Yeah - that was my birth year. It all went downhill after that.

... I mean, not because I was _born_ or anything ...


----------



## AZ Jim (Mar 5, 2015)

SifuPhil said:


> Yeah - that was my birth year. It all went downhill after that.
> 
> ... I mean, not because I was _born_ or anything ...



Damn Phil! You're still a kid.  My son was born in 57.


----------



## Glinda (Mar 5, 2015)

My next door neighbors built their house in 1947.  It's a nice little modest two bedroom, one bath house, about 1,000 square feet.  He worked in an office supplies store and she worked as a teller in a bank.  They paid it off by 1957.  He died last year but his 88 year old wife still lives there.  The house is now worth $340,000.


----------



## SifuPhil (Mar 6, 2015)

AZ Jim said:


> Damn Phil! You're still a kid.  My son was born in 57.



Aww, now see, you got me so upset that I need my diaper changed! 
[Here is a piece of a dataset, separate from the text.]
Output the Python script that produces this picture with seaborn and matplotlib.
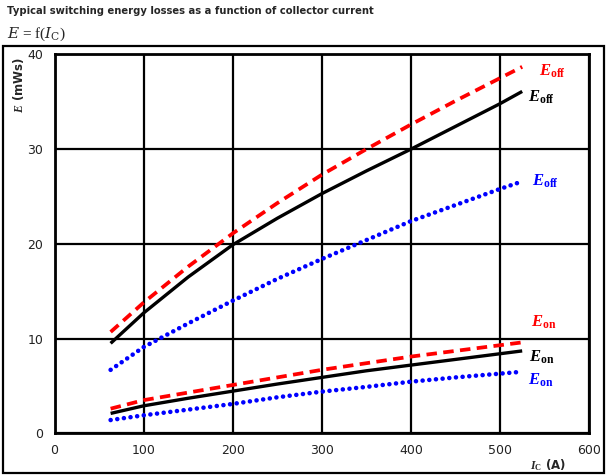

I know, I know, I'm the baby of the group. Or at least _one_ of them ...


----------



## AZ Jim (Mar 6, 2015)

That's ok, you fit in nicely with us old folks!  Got an extra diaper for me sonny?


----------



## mporta (Mar 6, 2015)

Nostalgia!  Yeah, and that was  before bathroom fans, designer sunglasses, cell phones and it used to cost an arm and a leg to make a long distance telephone call!


----------



## SifuPhil (Mar 6, 2015)

AZ Jim said:


> That's ok, you fit in nicely with us old folks!  Got an extra diaper for me sonny?



Sorry, Jim - I ran out. I'm trying to figure out how to make diapers out of the Sunday _New York Times_ and some styrofoam peanuts ...


----------